From my understanding time appears to go slower on the first floor because gravity is stronger there which makes everything move slower, from particles to clock hands. But if light has no mass and can't bee slowed down by gravity then that means time is travelling at the same time on the first and second floor, but to measure light on both floors you would have to use a clock, but clocks are affected by gravity, so clocks on both floors will measure the same time a beam of light has taken to cross the rooms on both floors, is that correct? so if the rooms on both floors are 3 metres across then the time to cross them will be the same, but how can that be if the clock on the second floor is moving faster?

And I don't understand how you can get an accurate measure of light because any measuring device is affected by gravity.

I hoe this makes sense.

2. Jul 12, 2016

### Staff: Mentor

Welcome to PF!

What you describe is not what time dilation is. It's not a matter of gravity pulling on the hands of clocks to slow them down or otherwise applying forces to particles to impede their motion, it is literally that time itself passes at different rates under different gravitational potentials.

And since light's speed isn't affected by gravity, if transit times measured are different, that means the distance traveled must have been different too (that's length contraction).

3. Jul 13, 2016

### Ibix

Drop a brick and an antimatter brick out of the window. Combine them at the bottom, and redirect all the photons straight up. At the top, convert the photons back to matter-antimatter pairs, and drop the brick and antibrick again.

At the bottom, though, the bricks were moving. As well as their mass-energy ($E=mc^2$) they have some kinetic energy. So I can make more photons at the bottom than I need at the top to re-build the bricks. Free energy!

But free energy production isn't possible. The light must somehow lose energy as it climbs back up, and the only way it can do that is to be red-shifted. Pound and Rebka were the first to detect this frequency shift experimentally.

So light is red-shifted as it climbs from the first to the second floor. Let’s set up identical lasers on the first floor pointing up and on the second floor pointing down. Let’s also set up counters that count the light waves as they go out, and as they are received on the other floor. We normally call devices that count cyclical processes "clocks", so we've built identical clocks on the first and second floor. But remember the red-shift.
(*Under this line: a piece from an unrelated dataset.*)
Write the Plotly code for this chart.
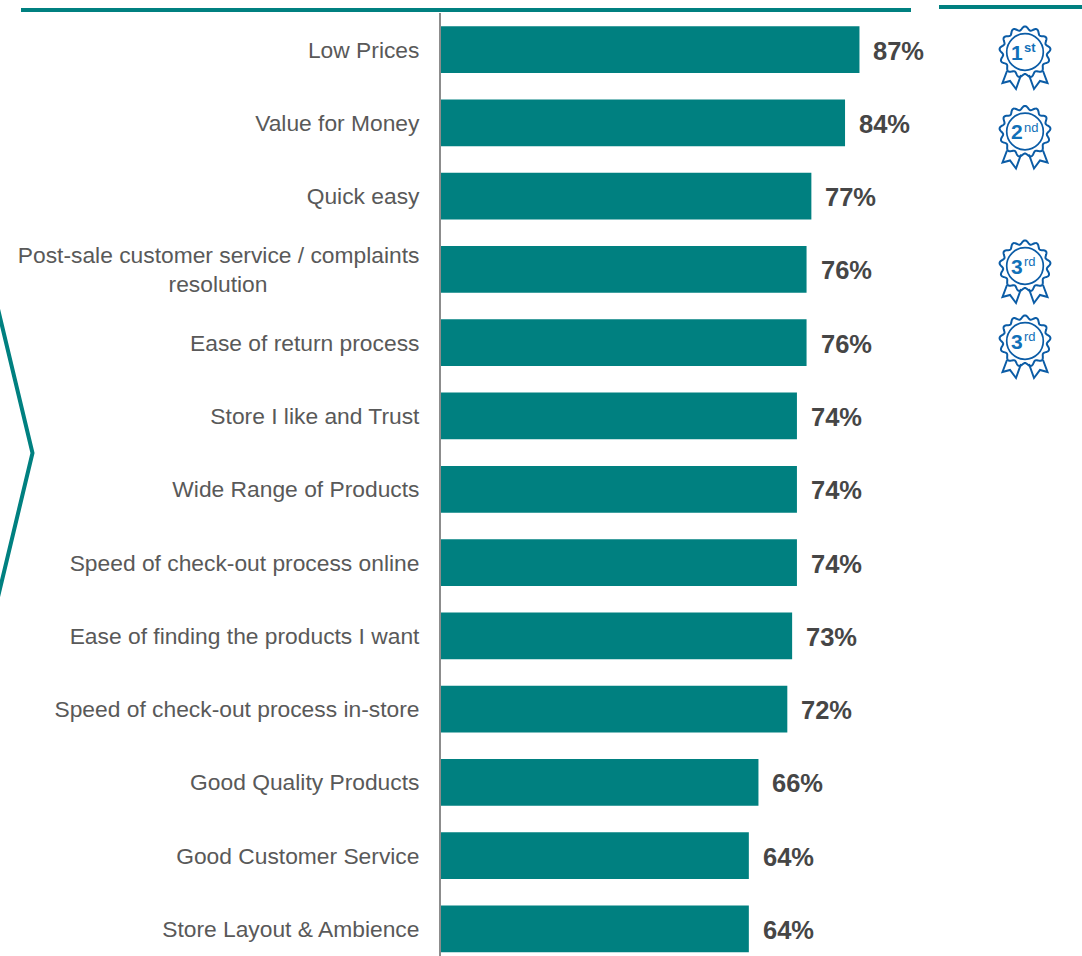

The second floor must measure the first floor clock running slowly - otherwise it would get ahead of the red-shifted light reaching the second floor, and vice versa. So, gravitational time dilation.
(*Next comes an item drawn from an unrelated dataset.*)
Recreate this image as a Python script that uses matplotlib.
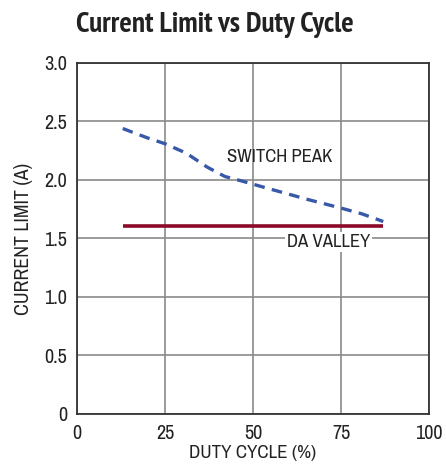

Of course, none of this applies if we are shining light around horizontally. We can, therefore, make measurements of light speed etc with horizontally mounted apparatus. That's what we do.

Does that make sense?

4. Jul 13, 2016

### Janus

Staff Emeritus
To expand on what Ibix has said: Imagine the first floor/second floor clock scenario with no difference in gravity strength between the floors. (we have a hypothetical uniform gravity field). Light would still red-shifted going from the first to second floor (and blue-shifted going from second to first) and you would still have gravitational time dilation between the clocks. In fact, if we assume that in both scenarios(gravity weakening with altitude and gravity remaining constant) that gravity has the same strength on the first floor of the buildings, then in the case where there is no difference in gravity between the floors you will have the most difference in the time rates of the clocks.